Jenny Beale's beautiful themed garden near Oughterard reflects the Celtic festivals

Address:
Pollagh
Roscahill
Co Galway
website Contact Brigit's Garden & Cafe
Tel: +353 91 550 905

Please mention ireland-guide.com when enquiring.

Brigit's Garden & Cafe

Opening Months: February, March, April, May, June, July, August, September, October
Opening Days:
Opening Hours:
Admission Charge: April - Sept. Adult €8, Senior/student €6, Family €22, Group with guided tour €6.50.
  • Appointment Only
  • Admission Charge

Jenny Beale's beautiful themed garden near Oughterard reflects the Celtic festivals and, in addition to woodland trails, ring fort and stone chamber and has a café that is worth a visit in its own right.

A walk through the gardens is a journey through the cycle of the year, each garden representing one of the Celtic festivals: Samhain, Imbolc, Bealtaine and Lughnasa. This seasonal cycle mirrors the cycle of life from conception to old age and death. These are wildlife gardens, designed to reflect the West of Ireland landscape and managed to encourage biodiversity.

Samhain Winter Garden

The festival of Samhain (pronounced Sow-en) or Halloween falls on the 31st October and marked the beginning of the yearly cycle for Celtic peoples. This was a time of death and the promise of re-birth, a time of waiting and reflection. It was understood that in the dark silence comes whisperings of new beginnings, the stirring of the seed beneath the ground.
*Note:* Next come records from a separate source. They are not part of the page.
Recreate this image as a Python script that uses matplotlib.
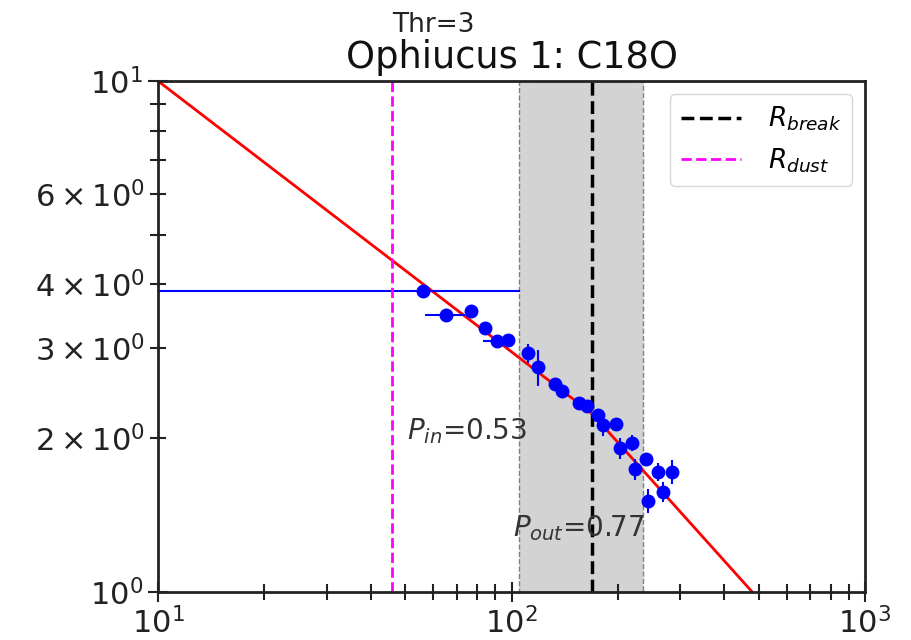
import matplotlib
matplotlib.use('Agg')
import matplotlib.pyplot as plt

# radial profile points with error bars
r_pts = [56.3, 65.3, 76.7, 84.1, 91.2, 97.9, 111.6, 119.1, 132.8, 138.7, 155.5,
         163.2, 176.1, 181.9, 197.5, 202.8, 218.8, 223.6, 240.2, 243.8, 260.2,
         267.7, 283.9]
w_pts = [3.888, 3.484, 3.547, 3.290, 3.099, 3.113, 2.931, 2.753, 2.553, 2.477,
         2.341, 2.312, 2.220, 2.122, 2.129, 1.910, 1.960, 1.738, 1.818, 1.509,
         1.719, 1.572, 1.719]
r_err = [2.0, 8.5, 2.0, 2.0, 8.0, 2.0, 2.0, 2.0, 2.0, 2.0, 2.0,
         2.0, 2.0, 2.0, 2.0, 2.0, 2.0, 2.0, 2.0, 2.0, 2.0,
         2.0, 2.0]
w_err = [0.03, 0.03, 0.03, 0.03, 0.03, 0.03, 0.13, 0.22, 0.03, 0.03, 0.03,
         0.03, 0.06, 0.10, 0.03, 0.09, 0.07, 0.08, 0.03, 0.08, 0.07,
         0.07, 0.09]

# plateau level inside the break window
plateau_w = 3.888
plateau_r = [10.0, 105.2]

r_dust = 45.8
r_break = 168.6
break_lo, break_hi = 105.2, 235.0

p_in, p_out = 0.53, 0.77
fit_r0, fit_w0 = 10.0, 10.0
r_max = 1000.0
thr = 3

# broken power law: slope p_in inside r_break, p_out outside
w_break = fit_w0 * (r_break / fit_r0) ** (-p_in)
fit_r = [fit_r0, r_break, r_max]
fit_w = [fit_w0, w_break, w_break * (r_max / r_break) ** (-p_out)]

fig = plt.figure(figsize=(9.11, 6.4), dpi=100)
ax = fig.add_axes([158 / 911, 1 - 592 / 640, (865 - 158) / 911, (592 - 81) / 640])
ax.set_xscale('log')
ax.set_yscale('log')

ax.axvspan(break_lo, break_hi, facecolor='lightgray', edgecolor='gray',
           linestyle='--', linewidth=1, zorder=0)
ax.plot(fit_r, fit_w, color='red', linewidth=2, zorder=2)
ax.plot(plateau_r, [plateau_w, plateau_w], color='blue', linewidth=1.5, zorder=2)
ax.errorbar(r_pts, w_pts, xerr=r_err, yerr=w_err, fmt='o', color='blue',
            markersize=9, elinewidth=1.5, zorder=3)
ax.axvline(r_break, color='black', linestyle='--', linewidth=2.5,
           label=r'$R_{break}$', zorder=2)
ax.axvline(r_dust, color='magenta', linestyle='--', linewidth=2,
           label=r'$R_{dust}$', zorder=2)

ax.text(50.5, 1.993, r'$P_{in}$=%.2f' % p_in, fontsize=20, color='#333333',
        va='baseline', zorder=4)
ax.text(101.2, 1.283, r'$P_{out}$=%.2f' % p_out, fontsize=20, color='#333333',
        va='baseline', zorder=4)

ax.set_xlim(10, 1000)
ax.set_ylim(1, 10)
ax.tick_params(which='both', direction='inout', labelsize=22, width=1.5,
               colors='#222222')
ax.tick_params(which='major', length=14.5)
ax.tick_params(which='minor', length=11.5)
for spine in ax.spines.values():
    spine.set_linewidth(2)
    spine.set_color('#222222')

ax.set_title('Ophiucus 1: C18O', fontsize=26.5, pad=9.5, color='#111111')
fig.text(433.5 / 911, 1 - 32 / 640, 'Thr=%d' % thr, fontsize=19, ha='center',
         va='baseline', color='#222222')

ax.legend(loc='upper right', fontsize=19, handlelength=2.3, handletextpad=1.0)

fig.savefig('out.png', dpi=100)
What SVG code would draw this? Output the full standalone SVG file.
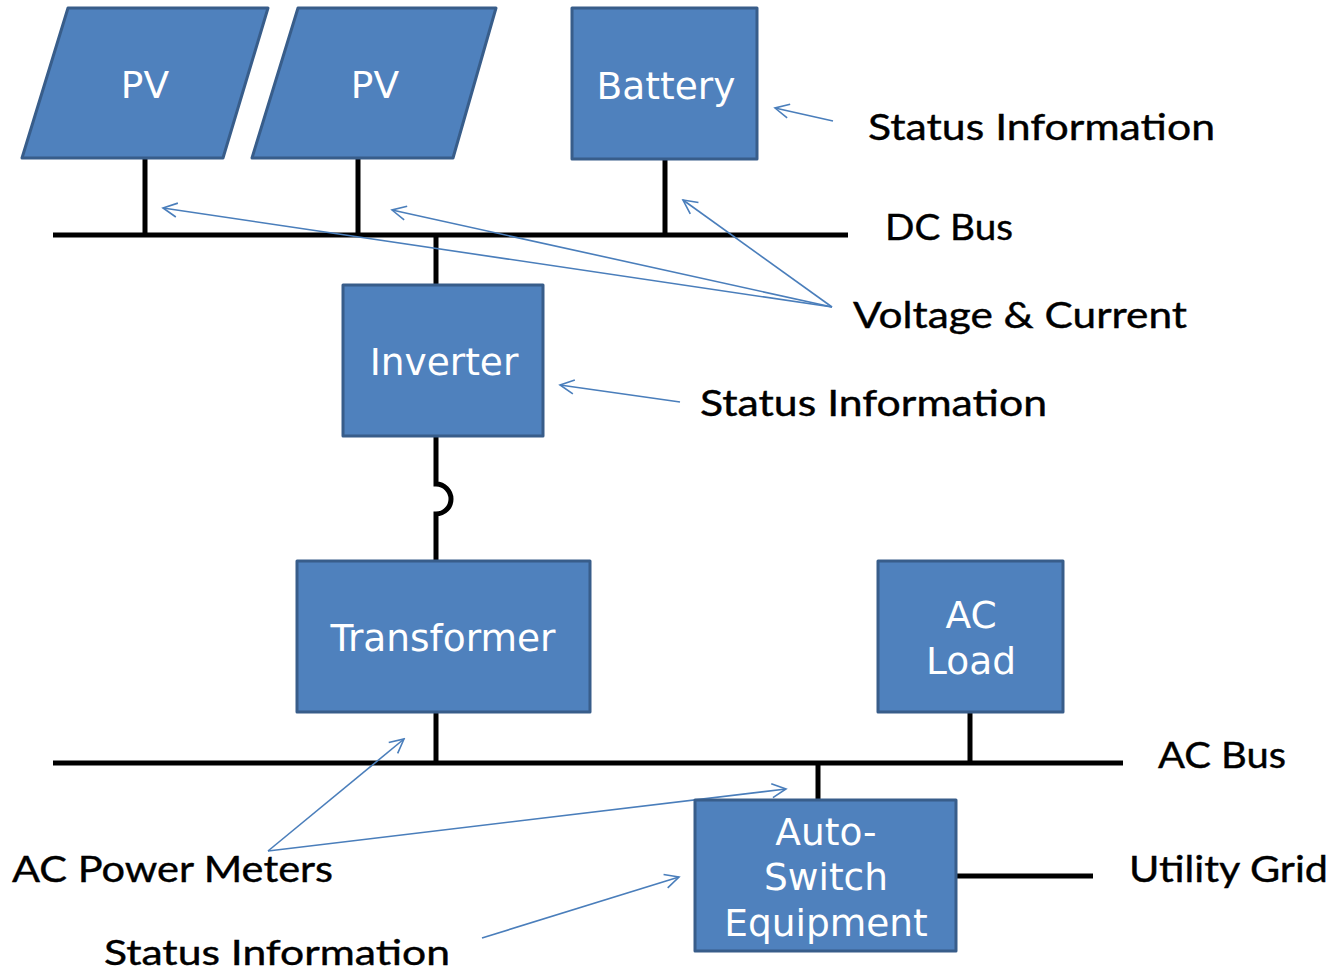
<svg xmlns="http://www.w3.org/2000/svg" width="1335" height="973" viewBox="0 0 1335 973">
<style>
.node{fill:#4F81BD;stroke:#385D8A;stroke-width:3;stroke-linejoin:round}
.nt{font-family:"DejaVu Sans",Verdana,sans-serif;font-size:37.5px;fill:#FFFFFF;text-anchor:middle}
.wire{stroke:#000;stroke-width:5;fill:none}
.ptr{stroke:#4A7EBB;stroke-width:1.6;fill:none;marker-end:url(#arr)}
.lbl{font-family:Lato,"Liberation Sans",sans-serif;font-size:36px;fill:#000;stroke:#000;stroke-width:0.4}
</style>
<defs>
<marker id="arr" markerUnits="userSpaceOnUse" markerWidth="20" markerHeight="20" viewBox="0 0 20 20" refX="18" refY="10" orient="auto">
<path d="M4,3 L18,10 L4,17" fill="none" stroke="#4A7EBB" stroke-width="1.6"/>
</marker>
</defs>
<rect width="1335" height="973" fill="#FFFFFF"/>
<g id="connectors">
<path class="wire" d="M53,235 H848"/>
<path class="wire" d="M145,158 V235"/>
<path class="wire" d="M358,158 V235"/>
<path class="wire" d="M665,159 V235"/>
<path class="wire" d="M436,235 V285"/>
<path class="wire" d="M436,436 V484 A15,15 0 0 1 436,514 V561"/>
<path class="wire" d="M53,763 H1123"/>
<path class="wire" d="M436,712 V763"/>
<path class="wire" d="M970,712 V763"/>
<path class="wire" d="M818,763 V800"/>
<path class="wire" d="M956,876 H1093"/>
<line class="ptr" x1="833" y1="121" x2="775" y2="108"/>
<line class="ptr" x1="832" y1="307" x2="163" y2="208"/>
<line class="ptr" x1="832" y1="307" x2="392" y2="210"/>
<line class="ptr" x1="832" y1="307" x2="683" y2="200"/>
<line class="ptr" x1="680" y1="402" x2="560" y2="385"/>
<line class="ptr" x1="268" y1="851" x2="404" y2="739"/>
<line class="ptr" x1="268" y1="851" x2="786" y2="789"/>
<line class="ptr" x1="482" y1="938" x2="679" y2="877"/>
</g>
<g id="pv1">
<polygon class="node" points="68,8 268,8 223,158 22,158"/>
<text class="nt" x="145" y="98">PV</text>
</g>
<g id="pv2">
<polygon class="node" points="298,8 496,8 453,158 252,158"/>
<text class="nt" x="375" y="98">PV</text>
</g>
<g id="battery">
<rect class="node" x="572" y="8" width="185" height="151"/>
<text class="nt" x="666" y="99">Battery</text>
</g>
<g id="inverter">
<rect class="node" x="343" y="285" width="200" height="151"/>
<text class="nt" x="444" y="375">Inverter</text>
</g>
<g id="transformer">
<rect class="node" x="297" y="561" width="293" height="151"/>
<text class="nt" x="443" y="651">Transformer</text>
</g>
<g id="acload">
<rect class="node" x="878" y="561" width="185" height="151"/>
<text class="nt" x="971" y="628">AC</text>
<text class="nt" x="971" y="674">Load</text>
</g>
<g id="autoswitch">
<rect class="node" x="695" y="800" width="261" height="151"/>
<text class="nt" x="826" y="845">Auto-</text>
<text class="nt" x="826" y="890">Switch</text>
<text class="nt" x="826" y="936">Equipment</text>
</g>
<g id="labels">
<text class="lbl" x="868" y="140" textLength="347" lengthAdjust="spacingAndGlyphs">Status Information</text>
<text class="lbl" x="885" y="240" textLength="128" lengthAdjust="spacingAndGlyphs">DC Bus</text>
<text class="lbl" x="853" y="328" textLength="334" lengthAdjust="spacingAndGlyphs">Voltage &amp; Current</text>
<text class="lbl" x="700" y="416" textLength="347" lengthAdjust="spacingAndGlyphs">Status Information</text>
<text class="lbl" x="1158" y="768" textLength="128" lengthAdjust="spacingAndGlyphs">AC Bus</text>
<text class="lbl" x="1129" y="882" textLength="199" lengthAdjust="spacingAndGlyphs">Utility Grid</text>
<text class="lbl" x="12" y="882" textLength="321" lengthAdjust="spacingAndGlyphs">AC Power Meters</text>
<text class="lbl" x="104" y="965" style="font-size:34px" textLength="346" lengthAdjust="spacingAndGlyphs">Status Information</text>
</g>
</svg>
In the Samhain garden, the earth, in the shape of a sleeping woman, wraps around a womb-like pool. A figure of leaves cast in bronze rests on an island. The pool is enclosed in a ring of birch trees, reflecting the stark simplicity of the season. This is a place to be still, dream and prepare for the movement of spring. The earth woman is planted with meadow grasses and wild flowers.

Imbolc Spring Garden

Imbolc (pronounced Im-ulk) is the old Celtic name for the spring festival on 1st February, now St. Brigit's Day. The birth of lambs and the first snowdrops herald this season of new life. In the Imbolc garden the path leads through hay meadow and orchard trees to a children's glade with its delightful basketwork swings. Further on, a carved triple spiral symbolises Brigit, who is often represented as three sisters or as the three patrons of poetry, smithcraft and midwifery.

Bealtaine Summer Garden

The great fire festival of Bealtaine (pronounced Belt-an-a) or May Day celebrates the bright half of the year and the coming of summer's warmth. This is the time for sexual awakenings, marriages and the adventures of young adulthood. Diarmuid and Grainne were mythical lovers on the run, and the Bealtaine garden features Diarmuid and Grainne's bed, a grassy hollow facing the sun and surrounded by simple wildflowers. The lovers theme is carried through to the Flame Figures sculpture. A processional way between tall stones has copper flames set into the path and leads to a fire circle, backed by a throne in bog oak and yew. Here, the young adult can claim their personal power and sit as King or Queen in their own life.

Lughnasa Autumn Garden

The festival of Lughnasa (pronounced Loo-na-sa) in early August marks the beginning of the harvest and the transition from summer to autumn. Named after Lugh Lamh Fada, the hero of the mythical Tuatha de Dannan, it is a time of plenty and celebration. Mounds represent the constellation of Orion, which some Celts associated with Lugh. Stone vegetable beds in spiral shapes stand to each side and host an abundance of edible plants: vegetables, flowers and herbs. Two interlinked grassy circles are enclosed with standing stones, making spaces for feasting and dancing. As we approach the end of the cycle it is time to reflect, give thanks and celebrate all that has come to fruition. Three yew trees stand outside the exit from Lughnasa, symbolising the moment of death. The cycle is now complete, and the possibility of re-birth beckons as a new cycle begins.

Café & Shop

In 2012, Jenny undertook a fine extension of the main shop/café building, which has retained its essential homely character but is now much more spacious with the bright and airy café area overlooking the gardens - where there is also a multi-purpose building which can be used for anything from talks to weddings; and what a charmingly romantic venue for anyone who wants an alternative, slightly bohemian setting for their big day.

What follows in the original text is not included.